On 23 May 2018 at 10:05 am Tash said:
Global warming is not the greatest threat to mankind. The quality of our thinking is!
Are commissions bad???? Are they any worse than a salary? Arte advisers expected to work for free? We are headed back to the bad old days of insurance company employed, tied agency forces, where companies that spend the most on advertising will sell the most even if their products are the worst. Where "advisers" will offer only one provider's policies, where the best sellers will attract the highest salary and still only sell one company's product. Sadly ignorance seems to rule supreme.
On 23 May 2018 at 2:55 pm Dirty Harry said:
Ah Mr Faafoi. The guy who in a Goodreturns video was directly asked if he got his recent life insurance policy through an adviser; And laughed. And said, no, his partner is the financial planner. Check the FSPR, nope; Mae is not there.
Watch here from 2:50
The same guy who still thinks he’s in the 5-years-dead AXA KiwiSaver.
The guy who seems to think that providing an effective advice service, including regular reviews and updates to existing customers, which occasionally results in a replacement policy would somehow limit time spent selling to new clients.
It’s called step 6.
He’d know that if he tried not laughing and actually engaged a good adviser.

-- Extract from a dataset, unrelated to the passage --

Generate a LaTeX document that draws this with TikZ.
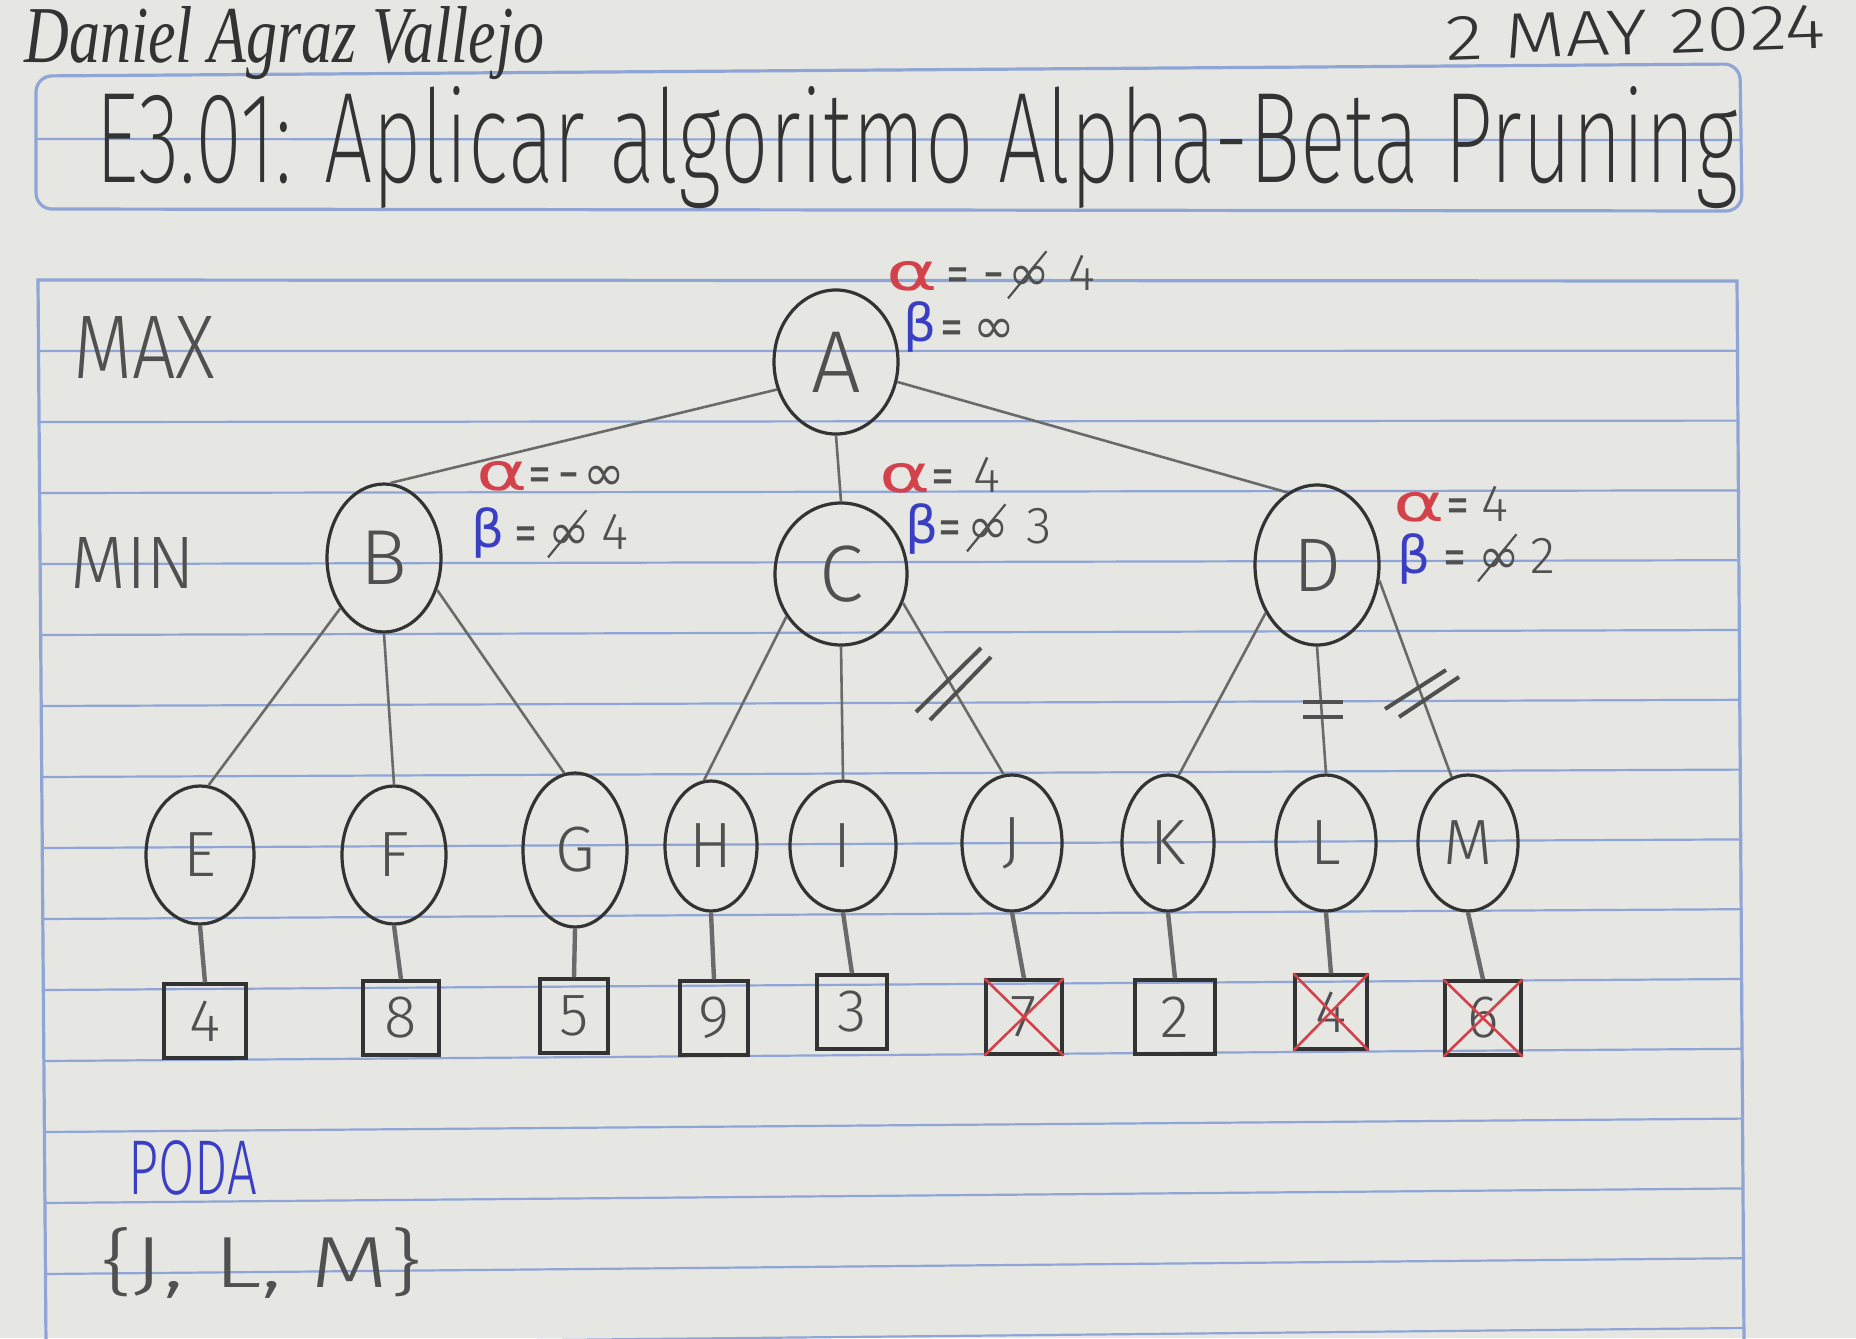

The TOR of the Insurance Law Review says nothing about reviewing commissions:
A focus on commission barely sits within that scope. And if it does, how about the secret commissions AKA "incentives" used by "I'm on a salary" types who can only sell their employer's high-cost products?
Are commissions bad? No.
How about asking a better question in the first place: Is undisclosed conflicted remuneration bad?
Are secret sales targets and KPIs and other undisclosed "incentives" bad?

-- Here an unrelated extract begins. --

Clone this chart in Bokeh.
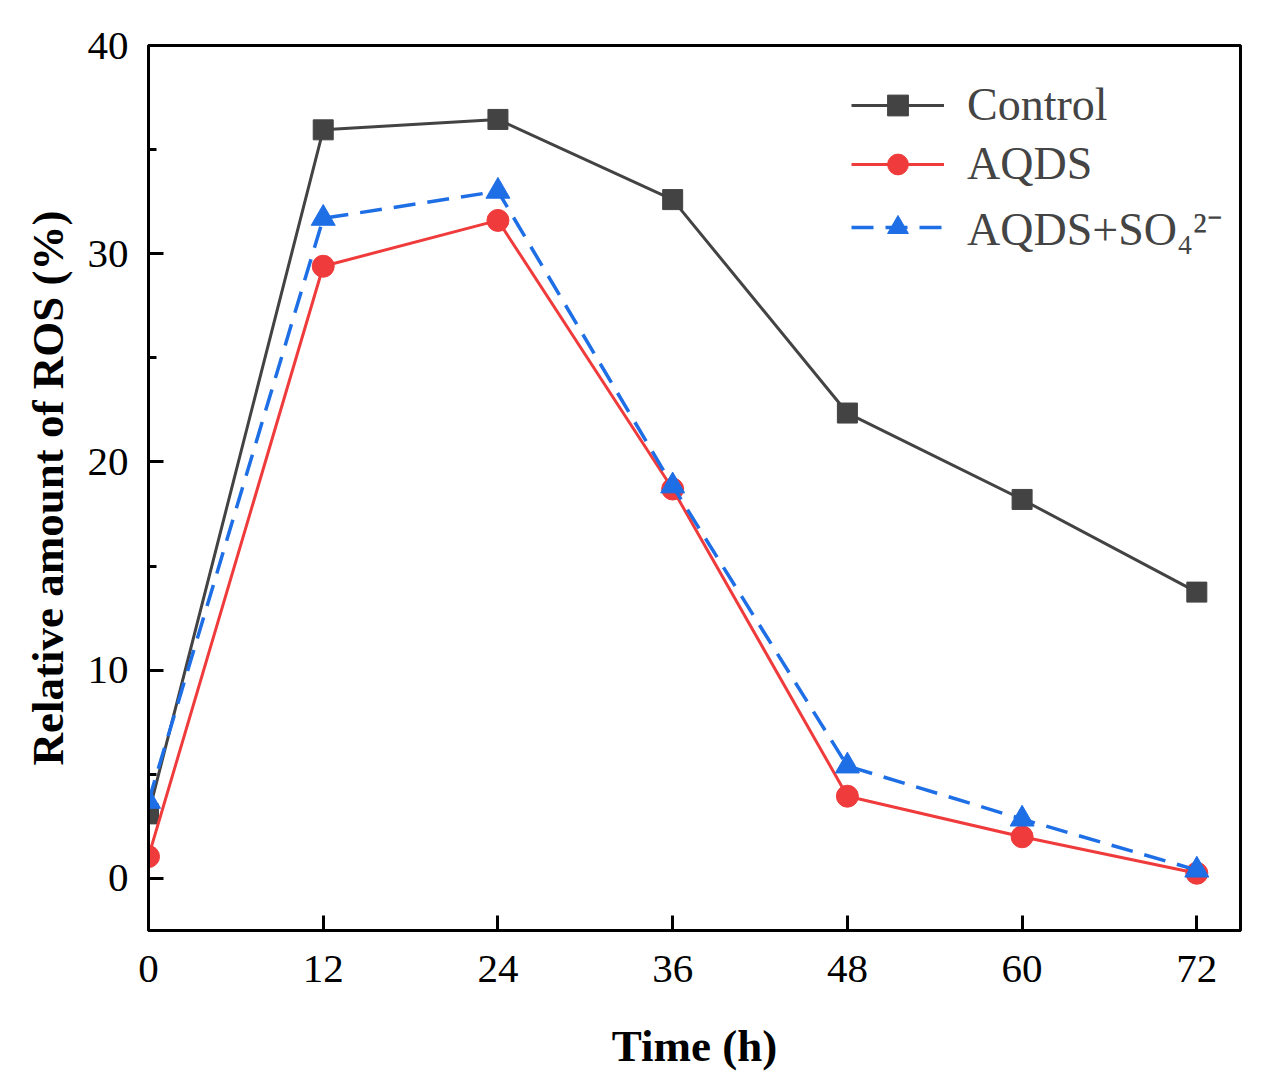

Is replacing high quality insurance products arranged by non-aligned advisers with in-house low-quality products purely on the basis of price with no other "comparison" or suitability assessment, and no Replacement Policy Advice form bad?
Is it bad to use a short-hand or "simple" underwriting process to implement said low-quality products when replacing a high-quality product that resulted from a thorough underwriting process?
Has life insurance become cheaper in Australia?
Has replacement business become less of a problem in Australia?
Was commission-based adviser conduct ever really the problem in Australia?
What does commission have to do with policyholder disclosure requirements? And remedies for non-disclosure? And unfair contract terms?
And consumers who find if hard to compare prices and policies?
Gee, if only there were more people around who could help consumers find and compare prices and policies and help them to understand their disclosure requirements and assist them as they navigate their way through those contract terms as they claim…. Someone who was prepared to get paid only for the clients they successfully navigate through all of that.